___ Source material

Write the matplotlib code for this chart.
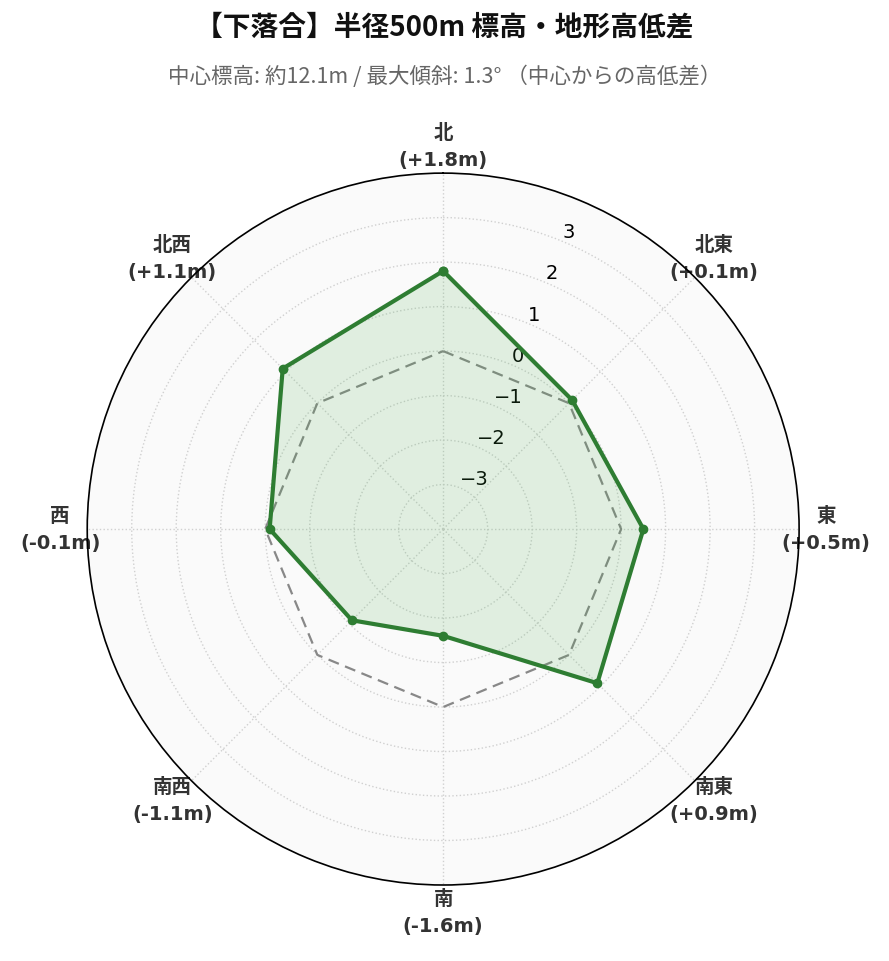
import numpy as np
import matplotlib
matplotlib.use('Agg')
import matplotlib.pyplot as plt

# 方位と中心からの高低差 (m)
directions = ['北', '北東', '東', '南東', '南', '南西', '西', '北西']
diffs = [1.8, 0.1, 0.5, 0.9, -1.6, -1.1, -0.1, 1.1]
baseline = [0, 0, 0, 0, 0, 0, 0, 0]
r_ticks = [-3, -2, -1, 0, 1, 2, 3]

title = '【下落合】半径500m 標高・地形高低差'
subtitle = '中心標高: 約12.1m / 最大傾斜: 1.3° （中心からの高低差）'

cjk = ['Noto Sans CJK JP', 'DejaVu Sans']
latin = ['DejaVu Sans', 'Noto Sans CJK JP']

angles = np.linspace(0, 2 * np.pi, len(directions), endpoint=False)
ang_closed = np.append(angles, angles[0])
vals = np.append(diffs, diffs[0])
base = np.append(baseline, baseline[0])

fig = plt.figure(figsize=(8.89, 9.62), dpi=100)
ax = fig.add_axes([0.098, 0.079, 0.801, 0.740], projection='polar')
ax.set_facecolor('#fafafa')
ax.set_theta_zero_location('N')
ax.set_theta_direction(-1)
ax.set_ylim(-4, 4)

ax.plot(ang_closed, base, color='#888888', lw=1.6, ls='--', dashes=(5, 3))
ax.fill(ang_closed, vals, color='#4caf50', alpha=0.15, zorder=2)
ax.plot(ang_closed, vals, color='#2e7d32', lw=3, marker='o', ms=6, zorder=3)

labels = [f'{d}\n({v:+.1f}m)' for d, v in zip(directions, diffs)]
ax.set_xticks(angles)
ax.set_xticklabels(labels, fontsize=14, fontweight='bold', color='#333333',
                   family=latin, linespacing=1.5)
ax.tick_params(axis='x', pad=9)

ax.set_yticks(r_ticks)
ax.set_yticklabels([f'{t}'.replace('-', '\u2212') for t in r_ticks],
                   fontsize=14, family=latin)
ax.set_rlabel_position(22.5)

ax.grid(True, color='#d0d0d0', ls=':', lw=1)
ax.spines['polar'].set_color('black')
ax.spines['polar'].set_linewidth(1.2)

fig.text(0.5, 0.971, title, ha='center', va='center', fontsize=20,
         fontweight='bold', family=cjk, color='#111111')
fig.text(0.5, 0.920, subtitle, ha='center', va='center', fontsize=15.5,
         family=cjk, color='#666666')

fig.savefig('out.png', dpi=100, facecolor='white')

______

# Work required
Print the data above verbatim from the first line through the line holding "r_ticks = [-3, -2, -1, 0, 1, 2, 3]", leaving every picture out.

# Solution below
Write the matplotlib code for this chart.
import numpy as np
import matplotlib
matplotlib.use('Agg')
import matplotlib.pyplot as plt

# 方位と中心からの高低差 (m)
directions = ['北', '北東', '東', '南東', '南', '南西', '西', '北西']
diffs = [1.8, 0.1, 0.5, 0.9, -1.6, -1.1, -0.1, 1.1]
baseline = [0, 0, 0, 0, 0, 0, 0, 0]
r_ticks = [-3, -2, -1, 0, 1, 2, 3]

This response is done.